I met a new hero today, but only through the medium of a movie. It was entitled The Jewish Cardinal. After returning home exhausted from the Raising Rebels Conference in Manchester NH where I gave three talks yesterday, I was ready for a good movie tonight. My wife found this one on Netflix.
This drama details the true story of Jean-Marie Lustiger, the son of Polish-Jewish immigrants, who became a leader in the Catholic Church. An exciting story rated 5-star on Netflix (to which I would agree), the only slight difficulty was the fast-paced dialog in French which made it difficult at times to keep up with the captioning. Maybe this was because I was tired.
After the movie I read his story on Wikipedia, after which I loved him all the more. He was born in 17 September 1926 and died on 5 August 2007. He converted to the Catholic Church at 13 years old after having discovered the New Testament.
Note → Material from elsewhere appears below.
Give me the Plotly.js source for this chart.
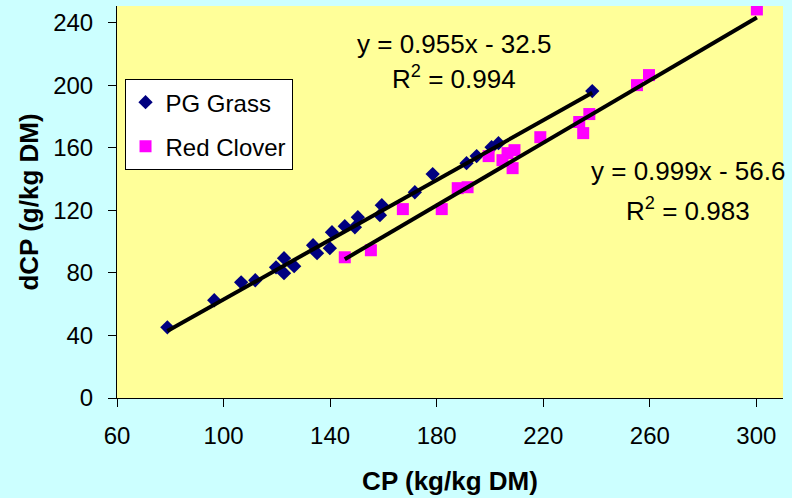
<!DOCTYPE html>
<html>
<head>
<meta charset="utf-8">
<script src="https://cdn.plot.ly/plotly-3.0.1.min.js"></script>
<style>
  html, body { margin: 0; padding: 0; background: #CCFFFF; }
  #chart { width: 792px; height: 498px; }
</style>
</head>
<body>
<div id="chart"></div>
<script>
// ---- Data ----
const grassCP  = [78.9, 96.5, 106.6, 111.9, 119.7, 122.7, 122.7, 126.5, 133.6, 135.1, 139.9, 140.7,
                  145.5, 149.3, 150.4, 158.7, 159.4, 171.8, 178.5, 191.2, 195.0, 200.6, 203.2, 238.4];
const grassDCP = [45.2, 62.5, 74.0, 75.3, 83.6, 89.4, 79.8, 84.3, 97.7, 92.6, 95.8, 106.0,
                  109.9, 109.2, 115.6, 116.9, 123.3, 131.6, 143.2, 150.2, 154.7, 160.4, 163.0, 196.3];

const cloverCP  = [145.5, 155.3, 167.3, 181.9, 187.9, 191.6, 199.5, 204.7, 206.6, 209.2, 208.5,
                   218.9, 233.5, 235.0, 237.3, 255.2, 259.7, 300.2];
const cloverDCP = [90.0, 94.5, 120.8, 120.8, 134.2, 134.8, 154.7, 152.1, 156.6, 158.5, 147.0,
                   166.8, 176.5, 169.4, 181.6, 200.1, 206.5, 248.5];

const seriesNames = ["PG Grass", "Red Clover"];
const fitSlopes     = [0.955, 0.999];
const fitIntercepts = [-32.5, -56.6];
const fitR2         = [0.994, 0.983];

const xTicks = [60, 100, 140, 180, 220, 260, 300];
const yTicks = [0, 40, 80, 120, 160, 200, 240];

// ---- Build traces ----
function fitLine(xs, i) {
  const lo = Math.min(...xs), hi = Math.max(...xs);
  return {
    x: [lo, hi],
    y: [fitSlopes[i] * lo + fitIntercepts[i], fitSlopes[i] * hi + fitIntercepts[i]],
    type: 'scatter', mode: 'lines',
    line: { color: '#000000', width: 4 },
    showlegend: false, hoverinfo: 'skip'
  };
}

const traces = [
  {
    x: grassCP, y: grassDCP, name: seriesNames[0], legendgroup: 'g1',
    type: 'scatter', mode: 'markers',
    marker: { symbol: 'diamond', size: 11, color: '#000080' }
  },
  {
    x: cloverCP, y: cloverDCP, name: seriesNames[1], legendgroup: 'g2',
    type: 'scatter', mode: 'markers',
    marker: { symbol: 'square', size: 12, color: '#FF00FF' }
  },
  fitLine(grassCP, 0),
  fitLine(cloverCP, 1)
];

function eqText(i) {
  const b = Math.abs(fitIntercepts[i]).toFixed(1);
  const sign = fitIntercepts[i] < 0 ? '-' : '+';
  return 'y = ' + fitSlopes[i].toFixed(3) + 'x ' + sign + ' ' + b;
}

const font = 'Liberation Sans, Arial, sans-serif';

const layout = {
  width: 792, height: 498,
  paper_bgcolor: '#CCFFFF',
  plot_bgcolor: '#FFFF99',
  margin: { l: 116.5, r: 8.5, t: 6, b: 100.3 },
  font: { family: font, size: 24, color: '#000000' },
  showlegend: true,
  legend: {
    x: 0.0113, y: 0.8136, xanchor: 'left', yanchor: 'top',
    bgcolor: '#FFFFFF', bordercolor: '#000000', borderwidth: 1,
    font: { family: font, size: 24, color: '#000000' },
    traceorder: 'grouped', tracegroupgap: 10
  },
  xaxis: {
    range: [60, 310],
    tickvals: xTicks, ticktext: xTicks.map(String),
    showgrid: false, zeroline: false,
    showline: true, linecolor: '#000000', linewidth: 1,
    ticks: 'outside', ticklen: 8, tickcolor: '#000000',
    ticklabelstandoff: 8,
    tickfont: { family: font, size: 24 },
    title: { text: '<b>CP (kg/kg DM)</b>', font: { family: font, size: 26 }, standoff: 24 }
  },
  yaxis: {
    range: [0, 250.7],
    tickvals: yTicks, ticktext: yTicks.map(String),
    showgrid: false, zeroline: false,
    showline: true, linecolor: '#000000', linewidth: 1,
    ticks: 'outside', ticklen: 8, tickcolor: '#000000',
    ticklabelstandoff: 10,
    tickfont: { family: font, size: 24 },
    title: { text: '<b>dCP (g/kg DM)</b>', font: { family: font, size: 26 }, standoff: 7 }
  },
  annotations: [
    { x: 186.4, y: 226.4, xref: 'x', yref: 'y', text: eqText(0), showarrow: false,
      font: { family: font, size: 26 } },
    { x: 186.4, y: 205, xref: 'x', yref: 'y', text: 'R<sup>2</sup> = ' + fitR2[0].toFixed(3), showarrow: false,
      font: { family: font, size: 26 } },
    { x: 274.3, y: 145, xref: 'x', yref: 'y', text: eqText(1), showarrow: false,
      font: { family: font, size: 26 } },
    { x: 274.3, y: 120.6, xref: 'x', yref: 'y', text: 'R<sup>2</sup> = ' + fitR2[1].toFixed(3), showarrow: false,
      font: { family: font, size: 26 } }
  ]
};

Plotly.newPlot('chart', traces, layout, { displayModeBar: false, staticPlot: true });
</script>
</body>
</html>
His mother was deported to the Auschwitz-Birkenau Concentration Camp where she died a year later. This is where Edith Stein and Maximilian Kolbe also died. Lustiger’s father tried unsuccessfully to have his son’s baptism annulled, and even sought the help of the chief rabbi of Paris.
His tomb is in a crypt in Notre-Dame Cathedral in Paris. I will visit his tomb in July while leading a group to Lourdes, Santiago di Compostela, Fatima and Paris. (Join us!)
I was born Jewish.
I received the name
Of my paternal grandfather, Aaron
Having become Christian
By faith and by Baptism,
I have remained Jewish
As did the Apostles.
I have as my patron saints
Aaron the High Priest,
Saint John the Apostle,
Holy Mary full of grace.
Named 139th archbishop of Paris
by His Holiness Pope John Paul II,
I was enthroned in this Cathedral
on 27 February 1981,
And here I exercised my entire ministry.
Passers-by, pray for me.
† Aaron Jean-Marie Cardinal Lustiger
Archbishop of Paris
When we stand before his crypt in July we will pray for him and we will honor him — a fulfilled Jew and an example to us all.